Hai qualche ricordo particolare dei tuoi trascorsi al seguito della Spal?
“Ne ho tanti. Ad esempio, il treno speciale a Pistoia, quando ci volevano far pagare le cuccette: perdemmo 1-0 con gol di Pino Lorenzo. Ricordo anche il treno speciale a Rovigo, partita decisiva per andare ai play off di C2: pioveva, e fummo costretti a restare tre ore fuori dalla stazione, ma ci divertimmo un sacco!”.

Quando accendi il televideo, di quali squadre (in rigoroso ordine di precedenza) vai a cercare il risultato?
“La prima è la Spal, seguita dal Pisa. Il Novara già lo so, perché gioca al sabato come noi, e poi guardo cos’ha fatto la Giacomense, di cui conosco anche il presidente Mattioli”.

Ai tempi del fallimento del Pisa, era venuta fuori la voce che saresti potuto tornare a Ferrara: c’era qualcosa di vero?
“Ci fu qualche abboccamento, ma non se ne fece nulla, e io privilegiai la carriera, rimanendo a giocare in B”.

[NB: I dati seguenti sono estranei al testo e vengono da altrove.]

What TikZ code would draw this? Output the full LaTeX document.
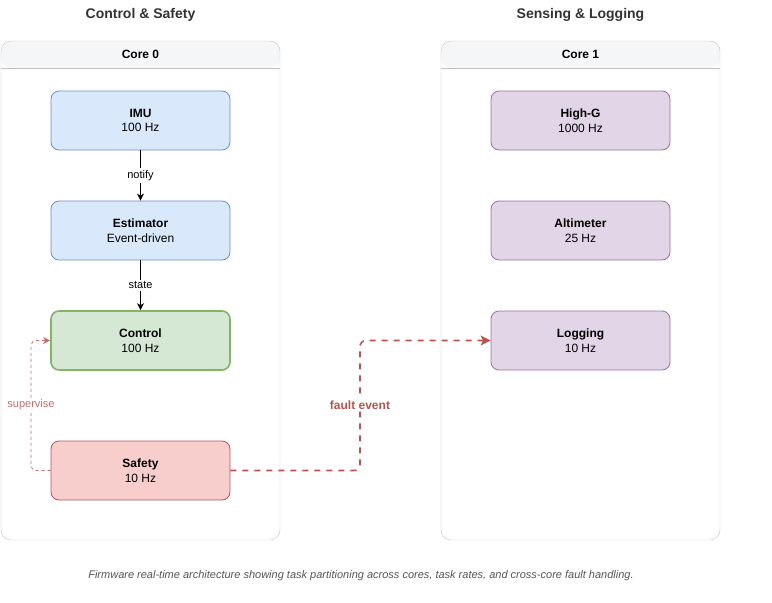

Adesso torneresti alla Spal?
“Ora come ora, dopo quattro anni di B, sarei disposto a scendere di categoria, e Spal e Pisa sarebbero le prime scelte. A Ferrara tornerei subito, perché Pozzi è molto preparato, fa le cose serie e garantite, e la società merita un plauso perché agisce nel modo più saggio, nei limiti delle proprie possibilità economiche, andando avanti per obiettivi, senza rischiare il fallimento”.

Non temi il detto “nemo propheta in patria”?
“C’è sempre l’eccezione che conferma la regola!”.